Increased Smartphone Usage Driving up Subscriber Churn Rates
Published on: 14th Sep 2010
Note -- this news article is more than a year old.
Nokia Siemens Networks says that it has identified that customer intent to churn in the UK, Germany and the USA due to dissatisfaction with network quality has grown significantly over 2008 levels.
"In mature markets, where mobile broadband and smartphones have recently taken off, customer loyalty is lowest," said Michael Matthews, head of strategy and business development at Nokia Siemens Networks. "The silver lining in our findings, however, is that price is becoming less critical as a churn trigger. Without a doubt, access to mobile broadband has changed people's priorities and the expectations they have of their service providers."

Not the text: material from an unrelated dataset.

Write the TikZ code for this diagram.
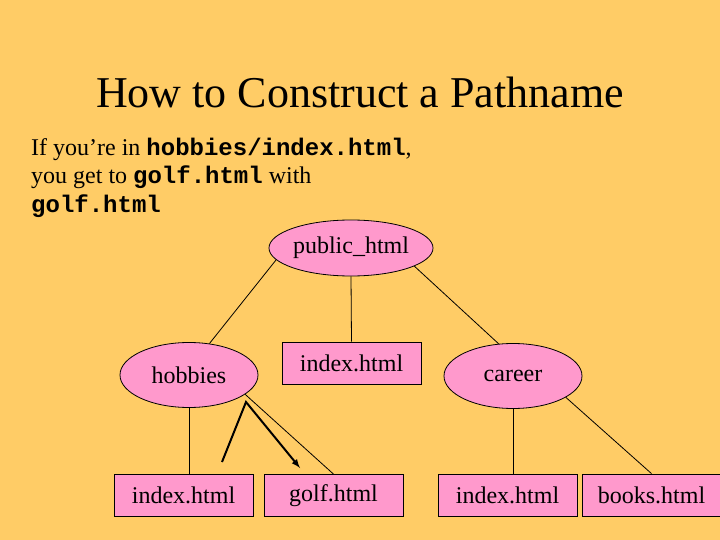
\documentclass[tikz,border=0pt]{standalone}
\usepackage{fontspec}
\setmainfont{Liberation Serif}
\setmonofont{Liberation Mono}
\usetikzlibrary{arrows,shapes.geometric}
\definecolor{slide_orange}{RGB}{255, 204, 102}
\definecolor{file_pink}{RGB}{255, 153, 204}
\tikzstyle{dn}=[ellipse,fill=file_pink,draw=black,
  line width=0.8pt,inner sep=0pt,minimum width=138pt,minimum height=56pt,
  font=\fontsize{24}{28}\selectfont]
\tikzstyle{fn}=[rectangle,fill=file_pink,draw=black,
  line width=0.8pt,inner sep=0pt,minimum width=139pt,minimum height=42pt,
  font=\fontsize{24}{28}\selectfont]
\tikzstyle{txt}=[anchor=base west,inner sep=0pt,font=\fontsize{24}{28}\selectfont]
\tikzstyle{none}=[]
\newcommand{\code}[1]{\texttt{\bfseries #1}}

\begin{document}
\begin{tikzpicture}[x=1pt, y=-1pt]
            \useasboundingbox (0, 0) rectangle (720, 540);
            \fill [slide_orange] (0, 0) rectangle (720, 540);
            \node [style=none, anchor=base, inner sep=0pt, font=\fontsize{44}{52}\selectfont] (0) at (360, 108) {How to Construct a Pathname};
            \node [style=txt] (1) at (31, 156) {If you're in \code{hobbies/index.html},};
            \node [style=txt] (2) at (31, 184) {you get to \code{golf.html} with};
            \node [style=txt] (3) at (31, 212) {\code{golf.html}};
            \node [style=dn] (4) at (351, 248) {public\_html};
            \node [style=dn, minimum height=65pt] (5) at (189, 375) {hobbies};
            \node [style=fn] (6) at (351.5, 363) {index.html};
            \node [style=dn, minimum height=65pt] (7) at (513, 376) {career};
            \node [style=fn] (8) at (183.5, 495.5) {index.html};
            \node [style=fn] (9) at (333.5, 495.5) {golf.html};
            \node [style=fn] (10) at (507.5, 495) {index.html};
            \node [style=fn] (11) at (651.5, 495) {books.html};
            \coordinate (12) at (222, 462);
            \coordinate (13) at (246, 402);
            \coordinate (14) at (300, 468);
            \draw [line width=0.8pt] (4.189) to (5.57);
            \draw [line width=0.8pt] (4.south) to (6.north);
            \draw [line width=0.8pt] (4.344) to (7.114);
            \draw [line width=0.8pt] (5.south) to (5.south |- 8.north);
            \draw [line width=0.8pt] (5.341) to (9.north);
            \draw [line width=0.8pt] (7.south) to (7.south |- 10.north);
            \draw [line width=0.8pt] (7.338) to (11.north);
            \draw [line width=2pt, -latex] (12) -- (13) -- (14);
    \end{tikzpicture}
\end{document}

"Now it's the experience people have - how happy they are with the service they're getting - that's key to attracting and retaining subscribers. People are asking: How good's the coverage? How clear are my voice calls? Do I get a connection when I want one? Are my messaging services simple and flexible? And, increasingly, how accessible and fast is my Internet connection?", added Matthews.
The study reveals that in the UK, 45% of the negative experiences people have with their mobile can be explained by network quality falling below expectation. This may be attributable to the recent steep increase of smartphones in the network, which can cause a rapid increase in signaling traffic that has the potential to cause network congestion for all subscribers. The study results were similar in the USA and Germany, and, unless the issue is proactively addressed, it's only a matter of time before emerging markets around the world have same issues.
Already, the global impact of network quality on subscriber retention stands at 34%, far higher than in previous years.
Many operators around the world are already taking action to improve the quality of experience for their subscribers. Nokia Siemens Networks recently completed the London Experience Project with Telefónica O2, in which the company optimized the network for smartphones by minimizing the signaling load. The O2 network has now been verified by the British Approvals Board for Telecommunications as the "fastest mobile broadband" network in London.
More than 20,000 consumers are interviewed for the study across 17 countries covering mature markets and highly competitive emerging markets.